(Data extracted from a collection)
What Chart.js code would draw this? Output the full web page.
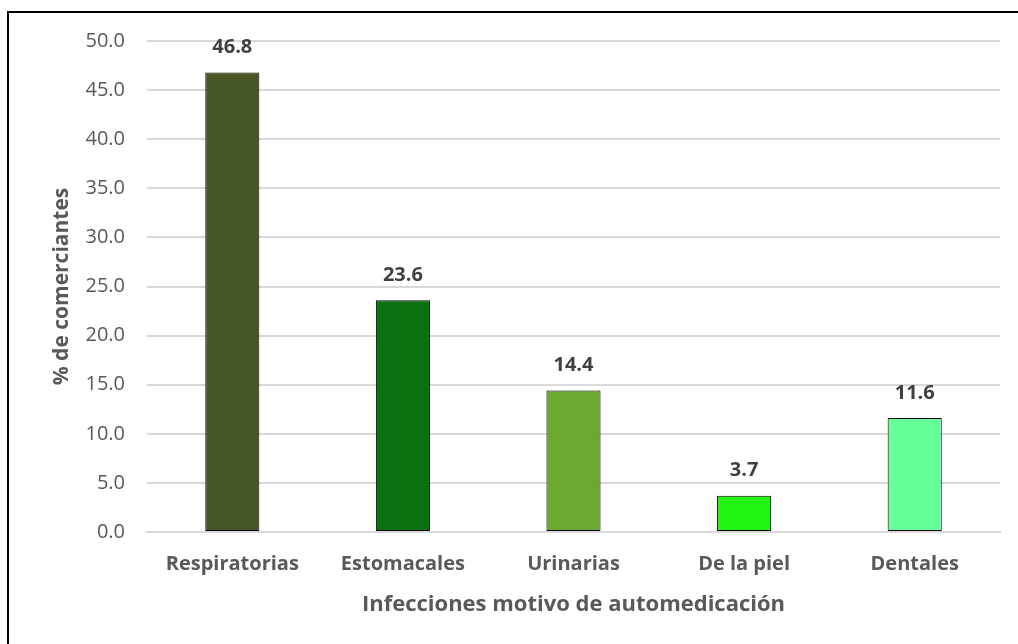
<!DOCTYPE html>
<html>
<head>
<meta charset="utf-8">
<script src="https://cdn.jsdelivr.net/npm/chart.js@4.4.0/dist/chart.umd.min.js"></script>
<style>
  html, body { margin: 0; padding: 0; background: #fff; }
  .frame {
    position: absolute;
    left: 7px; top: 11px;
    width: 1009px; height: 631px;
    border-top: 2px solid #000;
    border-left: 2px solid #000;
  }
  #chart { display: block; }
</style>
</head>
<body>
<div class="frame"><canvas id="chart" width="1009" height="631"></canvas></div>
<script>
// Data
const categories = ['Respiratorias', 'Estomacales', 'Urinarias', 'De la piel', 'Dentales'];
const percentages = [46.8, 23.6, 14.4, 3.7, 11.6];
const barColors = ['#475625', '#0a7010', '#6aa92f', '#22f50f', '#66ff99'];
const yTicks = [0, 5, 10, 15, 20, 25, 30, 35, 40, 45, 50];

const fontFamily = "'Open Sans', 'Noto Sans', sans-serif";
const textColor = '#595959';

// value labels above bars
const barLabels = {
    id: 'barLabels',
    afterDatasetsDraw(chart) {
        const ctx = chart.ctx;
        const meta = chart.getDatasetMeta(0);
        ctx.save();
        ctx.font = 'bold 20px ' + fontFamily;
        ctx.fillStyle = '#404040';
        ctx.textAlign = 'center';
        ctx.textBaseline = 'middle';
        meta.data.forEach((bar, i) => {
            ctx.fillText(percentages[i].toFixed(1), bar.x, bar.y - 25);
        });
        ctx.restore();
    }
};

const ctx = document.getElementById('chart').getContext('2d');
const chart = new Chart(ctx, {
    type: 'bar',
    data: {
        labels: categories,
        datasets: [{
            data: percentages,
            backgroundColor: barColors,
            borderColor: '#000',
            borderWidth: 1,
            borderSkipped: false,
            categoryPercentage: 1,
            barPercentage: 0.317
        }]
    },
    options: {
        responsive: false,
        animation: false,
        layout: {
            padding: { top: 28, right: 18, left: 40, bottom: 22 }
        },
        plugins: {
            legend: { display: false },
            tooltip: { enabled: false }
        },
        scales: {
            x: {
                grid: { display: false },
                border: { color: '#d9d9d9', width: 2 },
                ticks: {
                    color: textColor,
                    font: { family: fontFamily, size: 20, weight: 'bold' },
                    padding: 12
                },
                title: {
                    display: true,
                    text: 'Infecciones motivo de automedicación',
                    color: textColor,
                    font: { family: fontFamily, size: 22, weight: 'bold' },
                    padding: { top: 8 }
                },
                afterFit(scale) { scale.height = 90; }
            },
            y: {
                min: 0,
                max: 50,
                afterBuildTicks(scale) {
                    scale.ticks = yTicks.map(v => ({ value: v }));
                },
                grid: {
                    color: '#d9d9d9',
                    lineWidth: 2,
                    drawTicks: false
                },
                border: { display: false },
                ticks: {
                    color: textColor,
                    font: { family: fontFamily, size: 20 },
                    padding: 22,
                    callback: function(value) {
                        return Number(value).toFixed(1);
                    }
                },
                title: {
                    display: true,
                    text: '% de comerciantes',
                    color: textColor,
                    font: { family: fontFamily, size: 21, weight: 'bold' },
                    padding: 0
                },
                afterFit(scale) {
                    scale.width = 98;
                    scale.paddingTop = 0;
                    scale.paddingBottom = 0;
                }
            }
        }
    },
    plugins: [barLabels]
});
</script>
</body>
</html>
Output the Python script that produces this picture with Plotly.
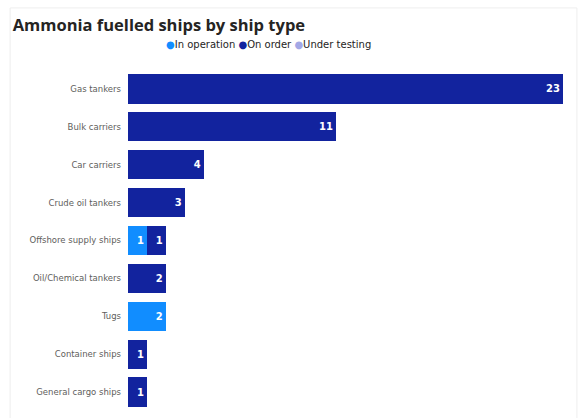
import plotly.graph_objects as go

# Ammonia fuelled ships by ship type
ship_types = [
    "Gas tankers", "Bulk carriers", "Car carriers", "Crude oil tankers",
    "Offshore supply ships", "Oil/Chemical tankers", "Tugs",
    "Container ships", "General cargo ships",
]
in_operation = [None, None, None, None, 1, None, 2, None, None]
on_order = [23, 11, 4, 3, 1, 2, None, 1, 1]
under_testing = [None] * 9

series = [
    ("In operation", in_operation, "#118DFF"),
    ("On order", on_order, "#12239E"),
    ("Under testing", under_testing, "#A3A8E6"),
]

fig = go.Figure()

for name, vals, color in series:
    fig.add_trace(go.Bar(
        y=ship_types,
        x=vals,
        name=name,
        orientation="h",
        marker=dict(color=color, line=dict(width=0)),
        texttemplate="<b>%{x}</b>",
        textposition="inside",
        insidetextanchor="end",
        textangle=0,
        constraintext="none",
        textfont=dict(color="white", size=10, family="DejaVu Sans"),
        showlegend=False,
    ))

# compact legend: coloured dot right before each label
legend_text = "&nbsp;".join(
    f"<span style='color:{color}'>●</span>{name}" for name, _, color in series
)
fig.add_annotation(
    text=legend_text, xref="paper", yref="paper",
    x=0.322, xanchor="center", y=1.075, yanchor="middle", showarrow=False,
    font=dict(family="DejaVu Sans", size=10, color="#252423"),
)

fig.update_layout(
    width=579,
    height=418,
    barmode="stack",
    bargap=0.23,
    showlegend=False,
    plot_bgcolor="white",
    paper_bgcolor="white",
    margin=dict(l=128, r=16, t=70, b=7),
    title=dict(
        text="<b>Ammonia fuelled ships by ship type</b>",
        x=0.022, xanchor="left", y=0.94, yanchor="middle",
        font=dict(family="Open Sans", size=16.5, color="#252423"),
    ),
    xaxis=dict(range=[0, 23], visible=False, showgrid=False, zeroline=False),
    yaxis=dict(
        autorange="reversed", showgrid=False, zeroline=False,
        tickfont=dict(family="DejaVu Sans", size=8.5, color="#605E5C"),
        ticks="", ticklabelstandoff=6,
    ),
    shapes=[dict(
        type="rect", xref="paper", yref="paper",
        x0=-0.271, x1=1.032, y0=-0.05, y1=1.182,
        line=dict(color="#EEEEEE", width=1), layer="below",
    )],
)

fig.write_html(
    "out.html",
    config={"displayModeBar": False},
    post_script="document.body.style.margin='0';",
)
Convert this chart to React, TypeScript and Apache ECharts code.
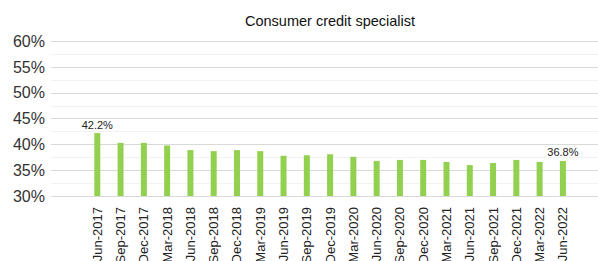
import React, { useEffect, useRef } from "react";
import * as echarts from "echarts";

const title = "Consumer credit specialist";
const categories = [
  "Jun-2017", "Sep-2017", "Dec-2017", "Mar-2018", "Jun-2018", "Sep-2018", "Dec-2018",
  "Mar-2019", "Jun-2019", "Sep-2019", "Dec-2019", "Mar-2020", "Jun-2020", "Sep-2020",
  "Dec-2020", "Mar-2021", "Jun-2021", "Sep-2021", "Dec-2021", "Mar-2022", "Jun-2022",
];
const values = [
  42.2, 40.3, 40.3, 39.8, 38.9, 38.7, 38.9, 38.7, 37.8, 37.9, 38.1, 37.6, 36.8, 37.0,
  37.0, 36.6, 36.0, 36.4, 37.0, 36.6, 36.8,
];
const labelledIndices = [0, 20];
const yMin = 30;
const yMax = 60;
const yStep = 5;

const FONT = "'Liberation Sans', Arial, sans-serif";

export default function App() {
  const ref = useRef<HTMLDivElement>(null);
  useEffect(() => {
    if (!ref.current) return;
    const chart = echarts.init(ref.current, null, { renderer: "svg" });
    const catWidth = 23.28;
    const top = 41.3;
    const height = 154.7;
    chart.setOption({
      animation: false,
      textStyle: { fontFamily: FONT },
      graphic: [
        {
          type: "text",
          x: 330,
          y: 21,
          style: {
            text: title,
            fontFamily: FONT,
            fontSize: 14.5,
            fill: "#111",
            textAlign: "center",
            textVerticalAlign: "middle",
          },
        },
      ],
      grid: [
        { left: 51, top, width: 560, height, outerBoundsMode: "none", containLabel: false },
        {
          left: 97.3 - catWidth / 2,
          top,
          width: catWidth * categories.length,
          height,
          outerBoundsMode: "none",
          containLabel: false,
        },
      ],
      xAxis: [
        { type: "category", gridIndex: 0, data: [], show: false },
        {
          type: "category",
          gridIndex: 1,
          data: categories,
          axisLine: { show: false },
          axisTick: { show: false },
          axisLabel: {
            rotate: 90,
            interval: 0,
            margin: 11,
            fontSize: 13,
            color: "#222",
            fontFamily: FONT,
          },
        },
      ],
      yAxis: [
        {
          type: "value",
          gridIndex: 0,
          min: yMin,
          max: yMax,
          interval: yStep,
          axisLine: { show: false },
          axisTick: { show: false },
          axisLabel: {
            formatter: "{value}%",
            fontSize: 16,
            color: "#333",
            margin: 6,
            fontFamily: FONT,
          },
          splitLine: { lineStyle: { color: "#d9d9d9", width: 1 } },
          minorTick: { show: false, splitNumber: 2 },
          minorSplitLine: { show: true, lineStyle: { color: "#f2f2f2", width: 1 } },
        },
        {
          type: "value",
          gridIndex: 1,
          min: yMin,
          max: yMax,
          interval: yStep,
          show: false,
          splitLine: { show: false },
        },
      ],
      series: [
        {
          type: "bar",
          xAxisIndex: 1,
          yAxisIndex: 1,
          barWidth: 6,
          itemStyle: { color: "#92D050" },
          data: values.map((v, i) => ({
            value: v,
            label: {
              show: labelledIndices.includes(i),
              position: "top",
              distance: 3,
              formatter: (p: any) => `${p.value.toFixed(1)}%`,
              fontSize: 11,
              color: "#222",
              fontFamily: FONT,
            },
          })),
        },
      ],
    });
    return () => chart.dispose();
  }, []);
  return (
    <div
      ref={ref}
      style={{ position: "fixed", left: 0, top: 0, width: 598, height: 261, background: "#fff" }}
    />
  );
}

## PROBLEM
Reproduce each line of the material containing the word "Output".

## SOLUTION TO THIS EXERCISE
What Chart.js code would draw this? Output the full web page.
Output the Python script that produces this picture with Plotly.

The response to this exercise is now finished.